╭──
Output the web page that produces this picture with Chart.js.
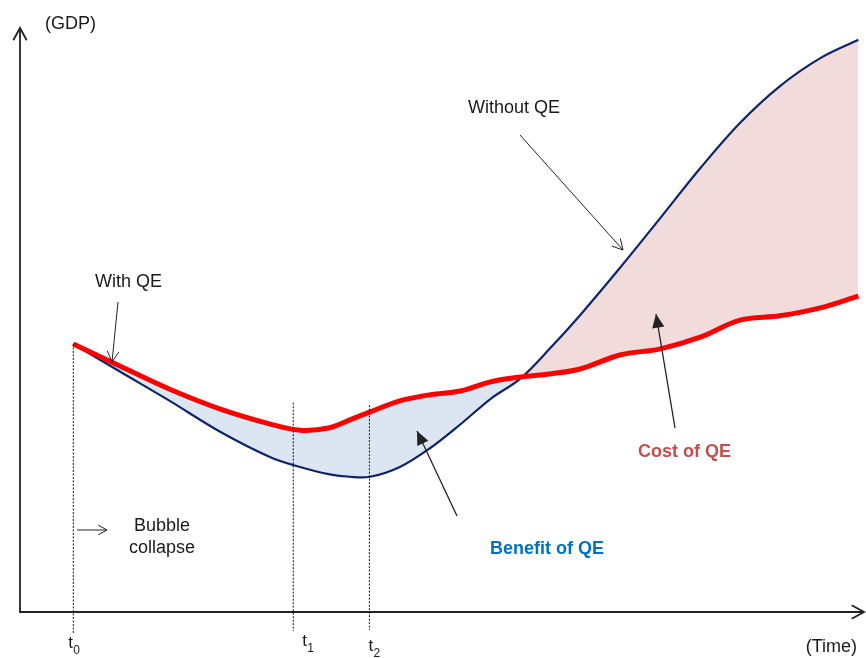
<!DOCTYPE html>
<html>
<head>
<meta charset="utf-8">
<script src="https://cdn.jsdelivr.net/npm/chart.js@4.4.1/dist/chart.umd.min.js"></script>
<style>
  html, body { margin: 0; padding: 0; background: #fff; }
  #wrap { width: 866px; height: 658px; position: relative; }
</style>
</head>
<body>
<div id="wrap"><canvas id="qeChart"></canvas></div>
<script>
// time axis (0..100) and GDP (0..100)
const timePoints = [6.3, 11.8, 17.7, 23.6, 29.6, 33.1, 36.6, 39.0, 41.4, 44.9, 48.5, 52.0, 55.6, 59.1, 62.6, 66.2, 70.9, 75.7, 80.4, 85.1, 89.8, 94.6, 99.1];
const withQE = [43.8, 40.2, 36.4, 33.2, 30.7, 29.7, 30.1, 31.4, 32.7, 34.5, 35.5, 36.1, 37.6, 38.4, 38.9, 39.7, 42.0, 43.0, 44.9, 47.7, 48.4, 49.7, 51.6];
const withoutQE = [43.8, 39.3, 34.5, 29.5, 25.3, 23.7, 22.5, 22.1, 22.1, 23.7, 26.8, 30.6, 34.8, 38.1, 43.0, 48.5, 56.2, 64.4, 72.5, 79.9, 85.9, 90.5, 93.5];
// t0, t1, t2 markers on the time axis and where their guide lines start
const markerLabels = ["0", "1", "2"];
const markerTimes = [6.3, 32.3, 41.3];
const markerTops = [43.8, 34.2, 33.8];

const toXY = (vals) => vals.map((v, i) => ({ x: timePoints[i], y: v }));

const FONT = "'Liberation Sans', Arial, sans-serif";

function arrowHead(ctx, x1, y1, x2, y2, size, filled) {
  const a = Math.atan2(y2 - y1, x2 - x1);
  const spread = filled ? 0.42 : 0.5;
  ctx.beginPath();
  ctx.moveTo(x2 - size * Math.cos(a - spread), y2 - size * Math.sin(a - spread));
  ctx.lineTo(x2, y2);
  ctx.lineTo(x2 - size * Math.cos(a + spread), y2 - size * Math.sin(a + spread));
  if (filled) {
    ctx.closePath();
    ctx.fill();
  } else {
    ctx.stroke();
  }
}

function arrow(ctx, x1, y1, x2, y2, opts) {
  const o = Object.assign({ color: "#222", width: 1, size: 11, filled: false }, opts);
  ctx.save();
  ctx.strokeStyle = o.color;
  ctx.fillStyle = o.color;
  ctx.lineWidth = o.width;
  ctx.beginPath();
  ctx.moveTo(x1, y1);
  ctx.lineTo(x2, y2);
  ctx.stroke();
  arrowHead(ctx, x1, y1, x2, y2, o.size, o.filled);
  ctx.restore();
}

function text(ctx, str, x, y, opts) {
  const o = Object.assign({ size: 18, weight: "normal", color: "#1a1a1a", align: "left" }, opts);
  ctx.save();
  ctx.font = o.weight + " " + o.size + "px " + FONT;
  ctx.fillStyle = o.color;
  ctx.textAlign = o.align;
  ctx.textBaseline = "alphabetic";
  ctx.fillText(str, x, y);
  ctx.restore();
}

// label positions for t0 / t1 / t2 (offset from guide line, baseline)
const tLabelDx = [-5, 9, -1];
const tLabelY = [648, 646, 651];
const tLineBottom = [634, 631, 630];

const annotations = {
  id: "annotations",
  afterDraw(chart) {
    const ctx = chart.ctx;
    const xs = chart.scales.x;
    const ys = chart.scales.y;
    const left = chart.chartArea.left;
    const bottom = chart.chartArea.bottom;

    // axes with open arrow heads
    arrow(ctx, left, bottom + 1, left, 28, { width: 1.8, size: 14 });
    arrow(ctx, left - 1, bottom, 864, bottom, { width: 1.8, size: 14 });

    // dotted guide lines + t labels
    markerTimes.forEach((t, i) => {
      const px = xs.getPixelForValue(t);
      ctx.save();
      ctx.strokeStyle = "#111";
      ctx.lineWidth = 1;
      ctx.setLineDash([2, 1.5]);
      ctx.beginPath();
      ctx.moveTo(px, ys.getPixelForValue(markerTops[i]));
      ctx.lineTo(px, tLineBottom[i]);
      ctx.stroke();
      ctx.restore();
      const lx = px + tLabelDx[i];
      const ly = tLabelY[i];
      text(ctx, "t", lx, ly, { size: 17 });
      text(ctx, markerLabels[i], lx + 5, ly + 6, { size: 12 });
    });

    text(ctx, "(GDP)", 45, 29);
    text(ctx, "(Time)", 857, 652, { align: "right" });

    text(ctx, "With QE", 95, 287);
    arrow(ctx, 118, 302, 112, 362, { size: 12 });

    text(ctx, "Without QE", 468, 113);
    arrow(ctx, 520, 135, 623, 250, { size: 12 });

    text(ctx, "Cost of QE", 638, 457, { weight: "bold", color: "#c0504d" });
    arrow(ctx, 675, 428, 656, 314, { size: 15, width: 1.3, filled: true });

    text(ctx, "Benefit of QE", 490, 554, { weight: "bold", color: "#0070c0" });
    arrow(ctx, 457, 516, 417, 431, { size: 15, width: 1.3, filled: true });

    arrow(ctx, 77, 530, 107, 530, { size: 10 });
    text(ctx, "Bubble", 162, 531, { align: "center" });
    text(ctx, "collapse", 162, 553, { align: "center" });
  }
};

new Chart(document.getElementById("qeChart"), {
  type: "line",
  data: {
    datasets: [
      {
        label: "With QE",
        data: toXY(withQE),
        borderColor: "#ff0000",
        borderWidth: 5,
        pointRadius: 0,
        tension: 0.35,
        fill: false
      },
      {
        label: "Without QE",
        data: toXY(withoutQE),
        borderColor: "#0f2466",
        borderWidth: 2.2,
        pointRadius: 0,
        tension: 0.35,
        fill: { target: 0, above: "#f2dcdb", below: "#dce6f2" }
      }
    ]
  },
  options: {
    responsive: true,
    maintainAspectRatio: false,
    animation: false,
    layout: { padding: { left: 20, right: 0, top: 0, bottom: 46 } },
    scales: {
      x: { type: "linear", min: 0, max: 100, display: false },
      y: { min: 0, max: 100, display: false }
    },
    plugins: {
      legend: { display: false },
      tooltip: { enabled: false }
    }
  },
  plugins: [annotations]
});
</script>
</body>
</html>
╰──
What is required: From the data above, write out everything exactly except the pictures.

Worked solution:
Output the web page that produces this picture with Chart.js.
<!DOCTYPE html>
<html>
<head>
<meta charset="utf-8">
<script src="https://cdn.jsdelivr.net/npm/chart.js@4.4.1/dist/chart.umd.min.js"></script>
<style>
  html, body { margin: 0; padding: 0; background: #fff; }
  #wrap { width: 866px; height: 658px; position: relative; }
</style>
</head>
<body>
<div id="wrap"><canvas id="qeChart"></canvas></div>
<script>
// time axis (0..100) and GDP (0..100)
const timePoints = [6.3, 11.8, 17.7, 23.6, 29.6, 33.1, 36.6, 39.0, 41.4, 44.9, 48.5, 52.0, 55.6, 59.1, 62.6, 66.2, 70.9, 75.7, 80.4, 85.1, 89.8, 94.6, 99.1];
const withQE = [43.8, 40.2, 36.4, 33.2, 30.7, 29.7, 30.1, 31.4, 32.7, 34.5, 35.5, 36.1, 37.6, 38.4, 38.9, 39.7, 42.0, 43.0, 44.9, 47.7, 48.4, 49.7, 51.6];
const withoutQE = [43.8, 39.3, 34.5, 29.5, 25.3, 23.7, 22.5, 22.1, 22.1, 23.7, 26.8, 30.6, 34.8, 38.1, 43.0, 48.5, 56.2, 64.4, 72.5, 79.9, 85.9, 90.5, 93.5];
// t0, t1, t2 markers on the time axis and where their guide lines start
const markerLabels = ["0", "1", "2"];
const markerTimes = [6.3, 32.3, 41.3];
const markerTops = [43.8, 34.2, 33.8];

const toXY = (vals) => vals.map((v, i) => ({ x: timePoints[i], y: v }));

const FONT = "'Liberation Sans', Arial, sans-serif";

function arrowHead(ctx, x1, y1, x2, y2, size, filled) {
  const a = Math.atan2(y2 - y1, x2 - x1);
  const spread = filled ? 0.42 : 0.5;
  ctx.beginPath();
  ctx.moveTo(x2 - size * Math.cos(a - spread), y2 - size * Math.sin(a - spread));
  ctx.lineTo(x2, y2);
  ctx.lineTo(x2 - size * Math.cos(a + spread), y2 - size * Math.sin(a + spread));
  if (filled) {
    ctx.closePath();
    ctx.fill();
  } else {
    ctx.stroke();
  }
}

function arrow(ctx, x1, y1, x2, y2, opts) {
  const o = Object.assign({ color: "#222", width: 1, size: 11, filled: false }, opts);
  ctx.save();
  ctx.strokeStyle = o.color;
  ctx.fillStyle = o.color;
  ctx.lineWidth = o.width;
  ctx.beginPath();
  ctx.moveTo(x1, y1);
  ctx.lineTo(x2, y2);
  ctx.stroke();
  arrowHead(ctx, x1, y1, x2, y2, o.size, o.filled);
  ctx.restore();
}

function text(ctx, str, x, y, opts) {
  const o = Object.assign({ size: 18, weight: "normal", color: "#1a1a1a", align: "left" }, opts);
  ctx.save();
  ctx.font = o.weight + " " + o.size + "px " + FONT;
  ctx.fillStyle = o.color;
  ctx.textAlign = o.align;
  ctx.textBaseline = "alphabetic";
  ctx.fillText(str, x, y);
  ctx.restore();
}

// label positions for t0 / t1 / t2 (offset from guide line, baseline)
const tLabelDx = [-5, 9, -1];
const tLabelY = [648, 646, 651];
const tLineBottom = [634, 631, 630];

const annotations = {
  id: "annotations",
  afterDraw(chart) {
    const ctx = chart.ctx;
    const xs = chart.scales.x;
    const ys = chart.scales.y;
    const left = chart.chartArea.left;
    const bottom = chart.chartArea.bottom;

    // axes with open arrow heads
    arrow(ctx, left, bottom + 1, left, 28, { width: 1.8, size: 14 });
    arrow(ctx, left - 1, bottom, 864, bottom, { width: 1.8, size: 14 });

    // dotted guide lines + t labels
    markerTimes.forEach((t, i) => {
      const px = xs.getPixelForValue(t);
      ctx.save();
      ctx.strokeStyle = "#111";
      ctx.lineWidth = 1;
      ctx.setLineDash([2, 1.5]);
      ctx.beginPath();
      ctx.moveTo(px, ys.getPixelForValue(markerTops[i]));
      ctx.lineTo(px, tLineBottom[i]);
      ctx.stroke();
      ctx.restore();
      const lx = px + tLabelDx[i];
      const ly = tLabelY[i];
      text(ctx, "t", lx, ly, { size: 17 });
      text(ctx, markerLabels[i], lx + 5, ly + 6, { size: 12 });
    });

    text(ctx, "(GDP)", 45, 29);
    text(ctx, "(Time)", 857, 652, { align: "right" });

    text(ctx, "With QE", 95, 287);
    arrow(ctx, 118, 302, 112, 362, { size: 12 });

    text(ctx, "Without QE", 468, 113);
    arrow(ctx, 520, 135, 623, 250, { size: 12 });

    text(ctx, "Cost of QE", 638, 457, { weight: "bold", color: "#c0504d" });
    arrow(ctx, 675, 428, 656, 314, { size: 15, width: 1.3, filled: true });

    text(ctx, "Benefit of QE", 490, 554, { weight: "bold", color: "#0070c0" });
    arrow(ctx, 457, 516, 417, 431, { size: 15, width: 1.3, filled: true });

    arrow(ctx, 77, 530, 107, 530, { size: 10 });
    text(ctx, "Bubble", 162, 531, { align: "center" });
    text(ctx, "collapse", 162, 553, { align: "center" });
  }
};

new Chart(document.getElementById("qeChart"), {
  type: "line",
  data: {
    datasets: [
      {
        label: "With QE",
        data: toXY(withQE),
        borderColor: "#ff0000",
        borderWidth: 5,
        pointRadius: 0,
        tension: 0.35,
        fill: false
      },
      {
        label: "Without QE",
        data: toXY(withoutQE),
        borderColor: "#0f2466",
        borderWidth: 2.2,
        pointRadius: 0,
        tension: 0.35,
        fill: { target: 0, above: "#f2dcdb", below: "#dce6f2" }
      }
    ]
  },
  options: {
    responsive: true,
    maintainAspectRatio: false,
    animation: false,
    layout: { padding: { left: 20, right: 0, top: 0, bottom: 46 } },
    scales: {
      x: { type: "linear", min: 0, max: 100, display: false },
      y: { min: 0, max: 100, display: false }
    },
    plugins: {
      legend: { display: false },
      tooltip: { enabled: false }
    }
  },
  plugins: [annotations]
});
</script>
</body>
</html>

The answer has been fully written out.